Aux Etats-Unis, une majorité au Congrès s’oppose à un texte du ministère du Travail permettant aux fonds de pension de prendre en compte des critères ESG dans leurs décisions d’investissement. Pour le camp républicain, l’ESG relève de l’idéologie. Mais la Maison Blanche pourrait mettre son veto au texte anti-ESG des parlementaires républicains, aidés par quelques transfuges démocrates, élus dans des états miniers. Outre-Atlantique, la finance durable a du mal à décoller alors qu’elle s’impose de plus en plus comme une norme en Europe.
Le Congrès américain s'oppose au développement de la finance responsable.
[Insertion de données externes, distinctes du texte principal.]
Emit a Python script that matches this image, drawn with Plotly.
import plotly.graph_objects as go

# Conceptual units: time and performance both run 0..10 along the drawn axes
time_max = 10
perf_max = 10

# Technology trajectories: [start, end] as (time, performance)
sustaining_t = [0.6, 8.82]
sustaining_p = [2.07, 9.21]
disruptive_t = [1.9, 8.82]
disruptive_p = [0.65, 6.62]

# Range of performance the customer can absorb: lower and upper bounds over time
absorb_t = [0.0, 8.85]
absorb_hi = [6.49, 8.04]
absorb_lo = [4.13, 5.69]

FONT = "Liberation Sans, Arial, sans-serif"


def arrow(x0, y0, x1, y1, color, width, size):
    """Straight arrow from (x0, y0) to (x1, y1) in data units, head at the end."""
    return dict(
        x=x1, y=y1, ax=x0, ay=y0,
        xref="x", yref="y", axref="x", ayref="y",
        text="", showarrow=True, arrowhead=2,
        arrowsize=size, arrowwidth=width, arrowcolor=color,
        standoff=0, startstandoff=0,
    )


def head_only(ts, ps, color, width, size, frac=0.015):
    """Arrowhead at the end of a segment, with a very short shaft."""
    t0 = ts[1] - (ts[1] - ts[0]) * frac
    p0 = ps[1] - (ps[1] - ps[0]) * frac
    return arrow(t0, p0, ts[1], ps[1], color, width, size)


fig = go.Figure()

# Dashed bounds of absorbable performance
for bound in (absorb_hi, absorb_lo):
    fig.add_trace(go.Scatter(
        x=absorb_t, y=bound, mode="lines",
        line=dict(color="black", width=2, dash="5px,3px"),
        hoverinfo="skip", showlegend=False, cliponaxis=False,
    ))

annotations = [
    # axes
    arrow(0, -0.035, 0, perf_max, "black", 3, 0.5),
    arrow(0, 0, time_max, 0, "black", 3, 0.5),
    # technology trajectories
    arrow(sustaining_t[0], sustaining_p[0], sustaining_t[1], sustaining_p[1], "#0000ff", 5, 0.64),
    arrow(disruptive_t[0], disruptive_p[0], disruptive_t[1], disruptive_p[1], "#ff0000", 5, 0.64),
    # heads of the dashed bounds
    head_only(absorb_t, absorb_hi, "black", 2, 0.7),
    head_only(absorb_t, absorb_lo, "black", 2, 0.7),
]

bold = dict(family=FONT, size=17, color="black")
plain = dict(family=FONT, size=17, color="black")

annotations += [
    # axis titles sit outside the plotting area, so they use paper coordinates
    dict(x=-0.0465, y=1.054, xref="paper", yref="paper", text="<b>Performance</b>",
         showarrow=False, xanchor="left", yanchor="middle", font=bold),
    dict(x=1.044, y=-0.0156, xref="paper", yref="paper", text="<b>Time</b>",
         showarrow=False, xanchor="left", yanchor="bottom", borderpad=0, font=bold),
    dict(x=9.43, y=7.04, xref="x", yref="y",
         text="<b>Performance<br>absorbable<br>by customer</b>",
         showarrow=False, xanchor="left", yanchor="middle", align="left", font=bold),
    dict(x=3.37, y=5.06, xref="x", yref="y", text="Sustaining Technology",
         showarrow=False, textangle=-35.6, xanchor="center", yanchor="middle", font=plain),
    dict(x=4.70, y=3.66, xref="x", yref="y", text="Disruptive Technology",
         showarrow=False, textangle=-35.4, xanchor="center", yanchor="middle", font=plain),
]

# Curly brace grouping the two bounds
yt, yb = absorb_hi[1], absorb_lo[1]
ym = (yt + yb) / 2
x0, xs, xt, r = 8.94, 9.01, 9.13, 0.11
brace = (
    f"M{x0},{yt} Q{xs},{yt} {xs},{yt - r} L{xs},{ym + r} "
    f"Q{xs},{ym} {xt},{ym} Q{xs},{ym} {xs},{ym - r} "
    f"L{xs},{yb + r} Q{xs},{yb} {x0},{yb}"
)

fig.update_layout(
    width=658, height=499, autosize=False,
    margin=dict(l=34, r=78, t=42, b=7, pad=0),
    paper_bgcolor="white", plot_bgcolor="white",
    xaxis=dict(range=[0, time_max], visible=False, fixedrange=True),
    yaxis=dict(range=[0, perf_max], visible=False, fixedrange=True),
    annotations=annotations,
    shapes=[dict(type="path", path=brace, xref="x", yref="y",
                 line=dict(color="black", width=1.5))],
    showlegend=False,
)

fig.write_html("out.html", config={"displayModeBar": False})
Les sénateurs républicains, aidés par deux sénateurs démocrates, ont bloqué un texte du ministère du Travail permettant aux gestionnaires des fonds de pension d'inclure dans leur stratégie de gestion des critères ESG. Bref, de faire tout simplement de la finance durable, comme c'est devenu aujourd'hui (presque) la norme en Europe. Et comme la Chambre des représentants (dans laquelle les républicains sont majoritaires) a adopté un texte similaire, le président Joe Biden devrait utiliser, pour la première fois, son droit de veto pour empêcher le Congrès de limiter les investissements responsables dans les fonds de pension.

Le texte du ministère du Travail visait à annuler un édit de l'ère Trump qui obligeait les gérants à ne retenir que des critères financiers dans leurs décisions d'investissement. Ce qui en soit semblait difficile à appliquer.
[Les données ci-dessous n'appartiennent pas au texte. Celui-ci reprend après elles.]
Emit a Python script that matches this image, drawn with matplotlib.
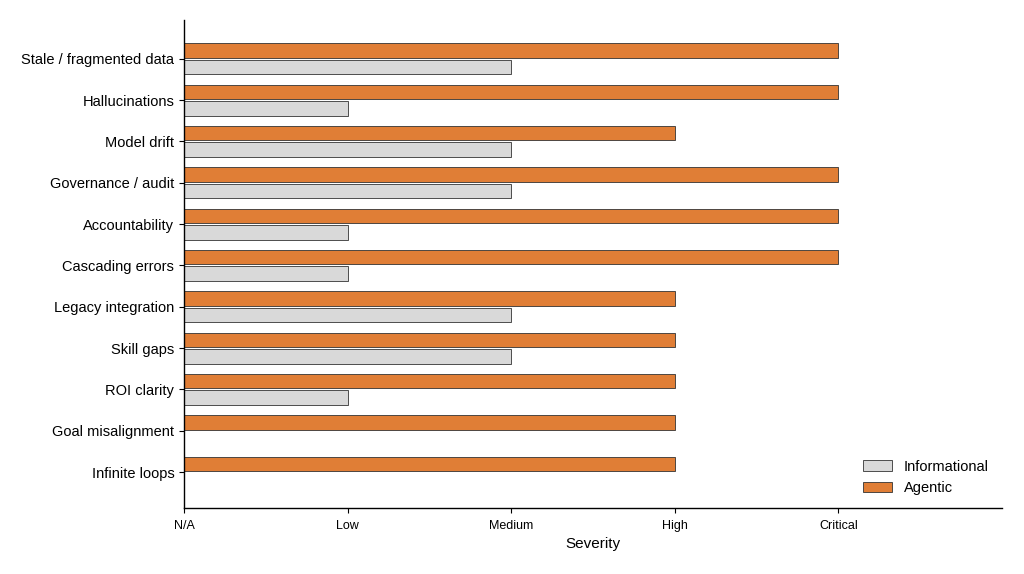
import matplotlib
matplotlib.use("Agg")
import matplotlib.pyplot as plt
import numpy as np

plt.rcParams['font.family'] = ['Liberation Sans', 'DejaVu Sans']

categories = ["Stale / fragmented data", "Hallucinations", "Model drift", "Governance / audit",
              "Accountability", "Cascading errors", "Legacy integration", "Skill gaps",
              "ROI clarity", "Goal misalignment", "Infinite loops"]
informational = [2, 1, 2, 2, 1, 1, 2, 2, 1, 0, 0]
agentic = [4, 4, 3, 4, 4, 4, 3, 3, 3, 3, 3]
tick_labels = ["N/A", "Low", "Medium", "High", "Critical"]

fig = plt.figure(figsize=(10.24, 5.74), dpi=100)
ax = fig.add_axes([0.1797, 0.115, 0.7988, 0.8502])

y = np.arange(len(categories))
h = 0.35
ax.barh(y + 0.2, informational, height=h, color="#d9d9d9", edgecolor="#333333", linewidth=0.6, label="Informational")
ax.barh(y - 0.2, agentic, height=h, color="#e07e36", edgecolor="#333333", linewidth=0.6, label="Agentic")

ax.set_yticks(y)
ax.set_yticklabels(categories, fontsize=10.5)
ax.set_ylim(10.87, -0.94)
ax.set_xlim(0, 5)
ax.set_xticks(range(len(tick_labels)))
ax.set_xticklabels(tick_labels, fontsize=9)
ax.tick_params(axis='x', pad=5)
ax.set_xlabel("Severity", fontsize=11)
for s in ['left', 'bottom']:
    ax.spines[s].set_linewidth(1.0)
ax.spines['top'].set_visible(False)
ax.spines['right'].set_visible(False)
ax.legend(loc="lower right", frameon=False, fontsize=10.5)

fig.savefig("out.png", dpi=100)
Cette bataille de l'ESG aux Etats-Unis n'est pas nouvelle. Le camp conservateur a toujours combattu l'idée même de la prise en compte de critères environnementaux, sociaux ou de gouvernance dans la gestion des entreprises et dans la gestion d'actifs. Le représentant républicain Andy Barr, auteur du texte visant à empêcher la promotion de l'investissement durable, estime que le gouvernement était en train de « politiser » les fonds de pension, et mettait donc les retraites des Américains « en danger ».
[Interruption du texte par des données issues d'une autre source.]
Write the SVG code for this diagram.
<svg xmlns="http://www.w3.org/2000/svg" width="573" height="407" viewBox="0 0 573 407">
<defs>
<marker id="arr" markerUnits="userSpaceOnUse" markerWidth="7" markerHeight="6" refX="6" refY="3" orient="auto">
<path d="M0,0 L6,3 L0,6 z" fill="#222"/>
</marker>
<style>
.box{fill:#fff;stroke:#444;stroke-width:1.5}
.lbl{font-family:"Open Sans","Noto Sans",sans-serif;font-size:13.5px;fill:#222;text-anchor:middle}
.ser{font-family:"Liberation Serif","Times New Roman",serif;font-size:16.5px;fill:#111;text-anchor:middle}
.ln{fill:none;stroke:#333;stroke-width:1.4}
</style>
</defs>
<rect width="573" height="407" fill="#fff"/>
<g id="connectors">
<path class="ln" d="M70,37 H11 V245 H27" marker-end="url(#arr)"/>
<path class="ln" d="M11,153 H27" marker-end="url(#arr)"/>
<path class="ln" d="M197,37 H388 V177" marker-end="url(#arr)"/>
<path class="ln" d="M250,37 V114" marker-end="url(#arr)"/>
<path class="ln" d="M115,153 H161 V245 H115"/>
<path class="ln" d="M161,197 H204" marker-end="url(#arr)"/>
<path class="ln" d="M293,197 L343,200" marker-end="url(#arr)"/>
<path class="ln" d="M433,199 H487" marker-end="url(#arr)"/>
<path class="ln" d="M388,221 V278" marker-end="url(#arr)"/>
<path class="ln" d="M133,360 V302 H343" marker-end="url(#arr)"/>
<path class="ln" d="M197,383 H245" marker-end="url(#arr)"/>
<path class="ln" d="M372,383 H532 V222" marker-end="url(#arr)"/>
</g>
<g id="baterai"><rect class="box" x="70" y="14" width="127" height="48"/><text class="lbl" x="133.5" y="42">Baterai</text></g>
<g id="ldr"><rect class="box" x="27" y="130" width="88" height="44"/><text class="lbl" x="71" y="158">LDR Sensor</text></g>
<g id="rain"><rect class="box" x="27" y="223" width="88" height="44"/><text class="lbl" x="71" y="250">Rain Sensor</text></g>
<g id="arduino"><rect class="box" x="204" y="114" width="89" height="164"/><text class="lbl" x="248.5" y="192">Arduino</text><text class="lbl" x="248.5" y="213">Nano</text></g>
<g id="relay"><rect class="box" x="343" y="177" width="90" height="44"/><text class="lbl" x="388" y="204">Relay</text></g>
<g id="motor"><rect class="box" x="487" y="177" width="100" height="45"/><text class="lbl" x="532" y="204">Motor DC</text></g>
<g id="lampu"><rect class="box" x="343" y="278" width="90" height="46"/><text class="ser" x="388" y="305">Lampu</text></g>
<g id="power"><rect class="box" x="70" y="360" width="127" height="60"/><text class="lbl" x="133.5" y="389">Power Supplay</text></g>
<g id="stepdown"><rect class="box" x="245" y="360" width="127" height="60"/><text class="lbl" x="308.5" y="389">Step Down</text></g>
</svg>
Pour ces républicains, la défense du climat relève avant tout d'une posture « idéologique ». Un avis donc partagé par des élus démocrates, dont Joe Manchin, élu de l'Etat minier de Virginie-Occidentale, connu pour torpiller les ambitions climatiques de la Maison Blanche au Congrès.

Listes noires

Déjà plusieurs Etats conservateurs avaient déjà dressé des listes noires de gestionnaires d'actifs qui revendiquaient une volonté de promouvoir une finance plus responsable. Même le numéro un mondial de la gestion BlackRock n'en a été victime en... Virginie Occidentale, qui boycotte aussi au passage la plupart des grandes banques américaines, accusées de ne pas aimer le charbon américain.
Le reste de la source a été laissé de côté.